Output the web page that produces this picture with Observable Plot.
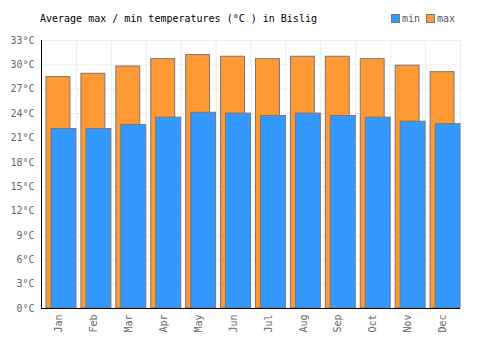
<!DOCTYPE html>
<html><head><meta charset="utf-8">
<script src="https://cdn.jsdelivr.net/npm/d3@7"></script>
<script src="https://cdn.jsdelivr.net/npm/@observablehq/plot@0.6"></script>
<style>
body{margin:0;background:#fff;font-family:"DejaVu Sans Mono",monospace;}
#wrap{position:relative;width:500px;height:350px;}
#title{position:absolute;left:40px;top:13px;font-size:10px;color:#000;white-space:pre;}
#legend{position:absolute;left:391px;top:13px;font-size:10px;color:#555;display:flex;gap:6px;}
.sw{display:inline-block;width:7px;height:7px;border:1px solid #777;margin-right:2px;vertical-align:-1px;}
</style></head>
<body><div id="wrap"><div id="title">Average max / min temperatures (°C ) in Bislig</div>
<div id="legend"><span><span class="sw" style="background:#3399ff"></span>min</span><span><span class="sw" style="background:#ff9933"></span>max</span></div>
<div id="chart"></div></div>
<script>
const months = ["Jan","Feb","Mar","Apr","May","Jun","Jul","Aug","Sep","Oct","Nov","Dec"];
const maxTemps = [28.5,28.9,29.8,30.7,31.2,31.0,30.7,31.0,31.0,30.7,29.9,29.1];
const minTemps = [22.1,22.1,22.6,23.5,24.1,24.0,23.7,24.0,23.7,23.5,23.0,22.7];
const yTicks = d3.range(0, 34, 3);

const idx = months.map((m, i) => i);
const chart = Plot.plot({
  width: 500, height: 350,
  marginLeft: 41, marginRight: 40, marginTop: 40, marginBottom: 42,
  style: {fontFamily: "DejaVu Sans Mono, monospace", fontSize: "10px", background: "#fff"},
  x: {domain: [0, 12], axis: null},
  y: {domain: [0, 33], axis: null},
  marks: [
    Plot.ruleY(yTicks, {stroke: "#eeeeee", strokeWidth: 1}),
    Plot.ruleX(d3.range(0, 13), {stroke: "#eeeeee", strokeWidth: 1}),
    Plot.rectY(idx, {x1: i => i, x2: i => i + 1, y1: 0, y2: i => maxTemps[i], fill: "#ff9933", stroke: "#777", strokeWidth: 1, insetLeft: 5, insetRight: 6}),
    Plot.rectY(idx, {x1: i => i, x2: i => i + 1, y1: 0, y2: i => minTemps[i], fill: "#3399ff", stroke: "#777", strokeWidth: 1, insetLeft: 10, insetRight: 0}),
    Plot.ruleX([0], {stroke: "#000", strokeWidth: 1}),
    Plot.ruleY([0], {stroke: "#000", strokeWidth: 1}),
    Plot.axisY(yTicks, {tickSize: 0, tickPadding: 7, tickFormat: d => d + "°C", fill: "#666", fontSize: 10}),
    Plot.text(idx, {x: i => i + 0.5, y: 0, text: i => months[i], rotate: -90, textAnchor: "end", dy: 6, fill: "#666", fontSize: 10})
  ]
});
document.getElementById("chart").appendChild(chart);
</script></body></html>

-------

## What you have to do
Please take the lines from the beginning of the data above through the line holding "const yTicks = d3.range(0, 34, 3);" and transcribe them exactly, without any pictures.

## Answer to the task
Output the web page that produces this picture with Observable Plot.
<!DOCTYPE html>
<html><head><meta charset="utf-8">
<script src="https://cdn.jsdelivr.net/npm/d3@7"></script>
<script src="https://cdn.jsdelivr.net/npm/@observablehq/plot@0.6"></script>
<style>
body{margin:0;background:#fff;font-family:"DejaVu Sans Mono",monospace;}
#wrap{position:relative;width:500px;height:350px;}
#title{position:absolute;left:40px;top:13px;font-size:10px;color:#000;white-space:pre;}
#legend{position:absolute;left:391px;top:13px;font-size:10px;color:#555;display:flex;gap:6px;}
.sw{display:inline-block;width:7px;height:7px;border:1px solid #777;margin-right:2px;vertical-align:-1px;}
</style></head>
<body><div id="wrap"><div id="title">Average max / min temperatures (°C ) in Bislig</div>
<div id="legend"><span><span class="sw" style="background:#3399ff"></span>min</span><span><span class="sw" style="background:#ff9933"></span>max</span></div>
<div id="chart"></div></div>
<script>
const months = ["Jan","Feb","Mar","Apr","May","Jun","Jul","Aug","Sep","Oct","Nov","Dec"];
const maxTemps = [28.5,28.9,29.8,30.7,31.2,31.0,30.7,31.0,31.0,30.7,29.9,29.1];
const minTemps = [22.1,22.1,22.6,23.5,24.1,24.0,23.7,24.0,23.7,23.5,23.0,22.7];
const yTicks = d3.range(0, 34, 3);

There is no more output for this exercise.